The news today presents a perfect specimen of a corrupted induction. The headline asserts a conclusion - that a ceasefire terminates the legal state of hostilities - and then leaps to a higher-order claim about executive power. This is not reasoning; it is a semantic sleight of hand masquerading as a syllogism. They have confused the name of a thing for its nature.

They call it a “ceasefire.” I must ask: is this a consilient term? Does it hold the same meaning across the domains of international law, military strategy, and constitutional principle? A ceasefire in the field is a tactical pause. A ceasefire in a treaty is a diplomatic instrument. A ceasefire as a legal term to void congressional war powers is a novelty, a hypothesis constructed for this single, convenient purpose. It explains only the data it was designed to fit: the President’s desire to act unilaterally. Where is its predictive power? Does this definition of “termination” also hold for the allocation of wartime funds, or the status of prisoners, or the repair of alliances? I suspect not. It is a curve fitted to a political desire, not a law derived from a consilience of inductions.

This is the very antithesis of scientific governance. The foundational principle of the American Constitution, as I understand it, is a separation of powers devised to prevent exactly this: the executive defining the facts of a situation in order to arrogate authority. The test is not whether the fighting has stopped today. The test is whether the state of war - a complex induction drawn from diplomacy, economics, intelligence, and moral hazard - has been resolved. A single observation of quiet guns does not an induction make.

It recalls the worst sort of natural philosophy before we disciplined it: a man observes that a magnet attracts iron, and declares he has discovered the principle of all attraction, dismissing gravity as a special case.
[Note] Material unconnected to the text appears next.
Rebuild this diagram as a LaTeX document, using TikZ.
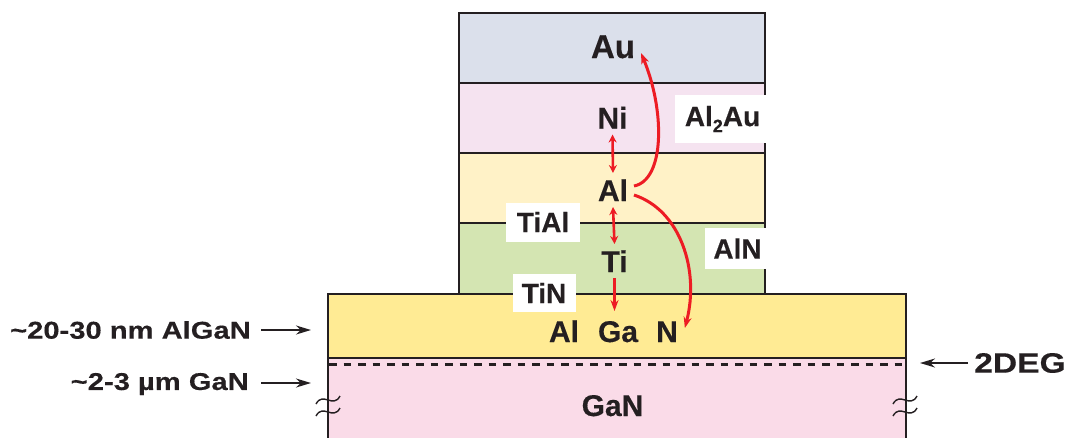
\documentclass[tikz,border=0pt]{standalone}
\usepackage{fontspec}
\setmainfont[BoldFeatures={FakeBold=0.35}]{Liberation Sans}
\newfontfamily\sidefont[FakeStretch=1.2,BoldFeatures={FakeBold=0.35,FakeStretch=1.2}]{Liberation Sans}
\usetikzlibrary{arrows.meta,positioning}
\definecolor{darkClj}{rgb}{0.14,0.12,0.13}
\definecolor{redClj}{rgb}{0.93,0.11,0.14}
\definecolor{auClj}{rgb}{0.86,0.88,0.92}
\definecolor{niClj}{rgb}{0.96,0.89,0.94}
\definecolor{alClj}{rgb}{1.0,0.95,0.78}
\definecolor{tiClj}{rgb}{0.83,0.9,0.70}
\definecolor{alganClj}{rgb}{1.0,0.92,0.58}
\definecolor{ganClj}{rgb}{0.98,0.86,0.91}
\tikzset{
	layer/.style={draw=darkClj, line width=1.9pt, inner sep=0pt, outer sep=0pt, minimum width=306pt, minimum height=70pt},
	atom/.style={text=darkClj, font=\bfseries\fontsize{30}{32}\selectfont, inner sep=6pt, outer sep=0pt, text height=22pt, text depth=0pt},
	compound/.style={fill=white, text=darkClj, font=\bfseries\fontsize{28}{30}\selectfont, inner sep=0pt, outer sep=0pt},
	side/.style={text=darkClj, font=\sidefont\bfseries\fontsize{24.3}{26}\selectfont, inner sep=0pt},
	redline/.style={draw=redClj, line width=3pt, -{Stealth[length=11pt,width=8pt]}},
	redboth/.style={draw=redClj, line width=2.6pt, {Stealth[length=8pt,width=8pt]}-{Stealth[length=8pt,width=8pt]}},
	blackline/.style={draw=darkClj, line width=1.9pt, -{Stealth[length=15pt,width=9pt]}},
	squiggle/.style={draw=darkClj, line width=1.4pt}
}
\begin{document}
\begin{tikzpicture}[x=1pt,y=-1pt]
	\useasboundingbox (0,0) rectangle (1070,437);
	% layers
	\node[layer, fill=ganClj, draw=none, minimum width=578pt, minimum height=90pt] (lgan) at (617,403) {};
	\node[layer, fill=auClj] (lau) at (612,48) {};
	\node[layer, fill=niClj] (lni) at (612,118) {};
	\node[layer, fill=alClj] (lal) at (612,188) {};
	\node[layer, fill=tiClj] (lti) at (612,258.5) {};
	\node[layer, fill=alganClj, minimum width=578pt, minimum height=64pt] (lalgan) at (617,326) {};
	\draw[darkClj, line width=1.9pt] (lgan.north west) -- (lgan.south west);
	\draw[darkClj, line width=1.9pt] (lgan.north east) -- (lgan.south east);
	\draw[darkClj, line width=3pt, dash pattern=on 7.5pt off 7pt] (329,364) -- (905,364);

	% compounds
	\node[compound, minimum width=92pt, minimum height=48pt] (c1) at (721,119) {\hspace*{3pt}Al\raisebox{-6pt}{\fontsize{18}{18}\selectfont 2}Au};
	\node[compound, minimum width=62pt, minimum height=41pt] (c2) at (736,248.5) {\hspace*{3pt}AlN};
	\node[compound, minimum width=74pt, minimum height=39pt] (c3) at (543,222) {TiAl};
	\node[compound, minimum width=63pt, minimum height=38pt] (c4) at (544,293) {TiN};

	% atoms
	\node[atom, font=\bfseries\fontsize{33}{35}\selectfont] (au) at (613,47) {Au};
	\node[atom] (ni) at (612.5,117.5) {Ni};
	\node[atom] (al) at (613,190) {Al};
	\node[atom] (ti) at (614.5,261) {Ti};
	\node[atom] (a1) at (564,331) {Al};
	\node[atom] (a2) at (618,331) {Ga};
	\node[atom] (a3) at (667,331) {N};
	\node[atom] (gan) at (612.5,405) {GaN};

	% red arrows
	\draw[redboth] (ni.south) -- (al.north);
	\draw[redboth] (al.south) -- (ti.north);
	\draw[redline, shorten >=3pt] (ti.south) -- (ti.south |- a2.north);
	\draw[redline] ([yshift=4]al.east) .. controls (665,180) and (665,110) .. ([yshift=-6]au.east);
	\draw[redline] ([yshift=-5]al.east) .. controls (680,210) and (700,270) .. ([shift={(1,-3)}]a3.east);

	% side labels
	\node[side, anchor=east] (s1) at (251,330) {\char"007E 20-30 nm AlGaN};
	\node[side, anchor=east] (s2) at (249,384) {\char"007E 2-3 µm GaN};
	\node[side, anchor=west, font=\sidefont\bfseries\fontsize{28}{30}\selectfont] (s3) at (974,363) {2DEG};
	\coordinate (e1) at (311,330);
	\coordinate (e2) at (311,383);
	\coordinate (e3) at (920,363);
	\draw[blackline] (s1.east) ++(10,0) -- (e1);
	\draw[blackline] (s2.east) ++(12,-1) -- (e2);
	\draw[blackline] (s3.west) ++(-6,0) -- (e3);

	% breaks
	\foreach \x in {328,905}{
		\foreach \y in {400,412}{
			\draw[squiggle] (\x-12,\y+4) .. controls (\x-5,\y-9) and (\x+5,\y+9) .. (\x+12,\y-4);
		}
	}
\end{tikzpicture}
\end{document}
Here, they observe a cessation of fire and declare the principle of terminated hostilities, dismissing the intricate architecture of congressional authority as a mere procedural relic. It is a failure of nomenclature, which is always a failure of thought. They need a proper scientist - or a philosopher - to tell them they are building on sand. The arch of government, like the arch of a bridge, distributes weight. To remove a keystone and claim the structure is stronger is not innovation; it is a prelude to collapse.